All materials and the entire construction process to leave the Earth as we found it except obviously plus a massive new playhouse.

If we DO decide to go with a Little Balmoral (I like this idea more every time I write it, hooray for the Union!) it should of course be granite.  

We cannot quarry new granite. I have literally just endorsed the Guardian’s Leave It In The Ground campaign.

Here’s a thought-tinkle. Perhaps the stone could be locally sourced via foreclosures in the vicinity of Balmoral? Have instructed the Steward-Lieutenant and team to be on the lookout for any useful evictions I might reluctantly authorise in the weeks to come.

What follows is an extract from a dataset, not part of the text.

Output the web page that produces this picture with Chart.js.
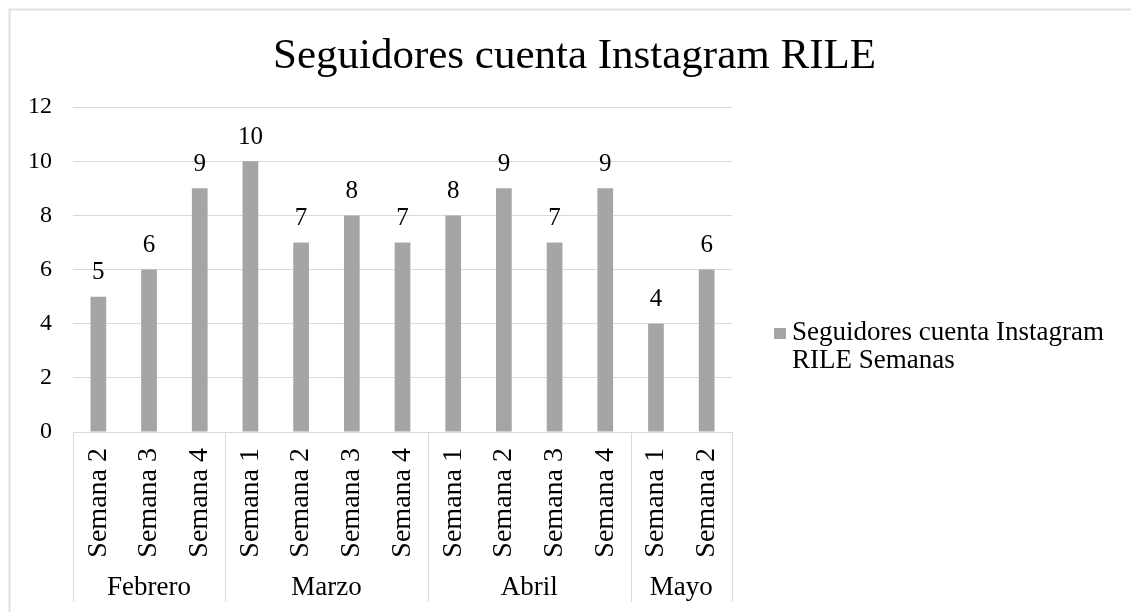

A little water-filled moat is out of the question. Mentioned it to daughter-in-law, got full cat’s arse and a lecture on water safety.

Suggested filling it with those red ceramic thingies cf  Tower of London poppies: exaggerated eye-roll. Said OK, let’s just have a moat full of those soft balls little George has got filling his thatched playbarn but ALL BLOOD RED like the poppies and … she’s left the room! Honestly – ying tong iddle I women!

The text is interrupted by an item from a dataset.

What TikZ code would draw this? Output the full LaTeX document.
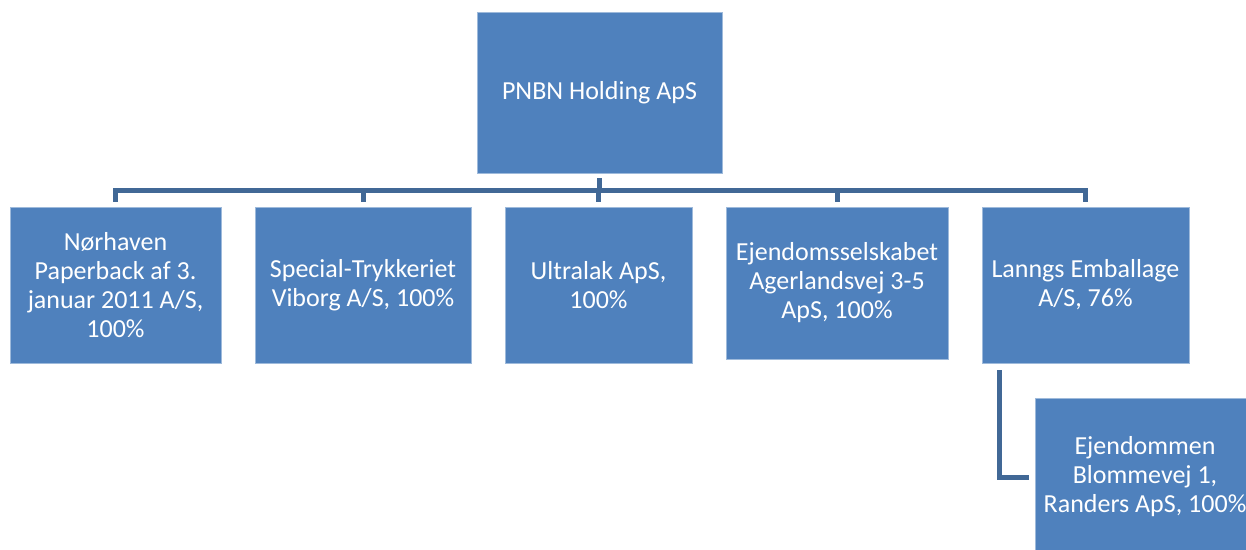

Be nice to have an entire model village, you know. Little working pub (soft drinks of course), miniature working bakery/laundry/blacksmith’s, maybe in due course a model estate. Model fells and mountains, is that mad? Little sea, a solar-powered lighthouse for the offshore windfarm…

Oh, nearly forgot.  Throne room in the playhouse, just to remind Certain People of how this whole business works.

WEDNESDAY My old developer friend Phil Cluster calls. Could I bourge-up this old art deco fire station he bought cheap in a municipal boot sale? Turn it into a hotel or something?

‘Or something’? Yeah, he says, council’s threatened to compulsorily buy it back unless I do something. It’s Grade II listed, need to show willing, to be honest I’d rather demolish and whack up some luxury flats. Still. Two grand OK?

A hotel sounds doable.

THURSDAY Initial sketches for a boutique hotel crafted from a former art deco fire station. Assuming it’ll be called Ladders, or  Turntables or Emergency Room Service or whatever.

FRIDAY  Whoa. Arson at the fire station. Gutted overnight. Now an unsafe structure. Phil Cluster, also gutted, tells the Evening Standard he’s shocked and disappointed – he was pushing forward with some exciting hotel plans.

The building might have been saved but for the chronic lack of fire stations, which have nearly all been sold to developers. Arson and irony, a tragic combination.

A courier arrives with two grand, a much more agreeable result.

SATURDAY Five-a-zeitgeist architectural bake-off. Latticed Cod Hamlet 3, Vegetarian Fauxho 2 after late penalty for aggregated pastiche.

SUNDAY Suspended Parliament of the Self, in the recliner.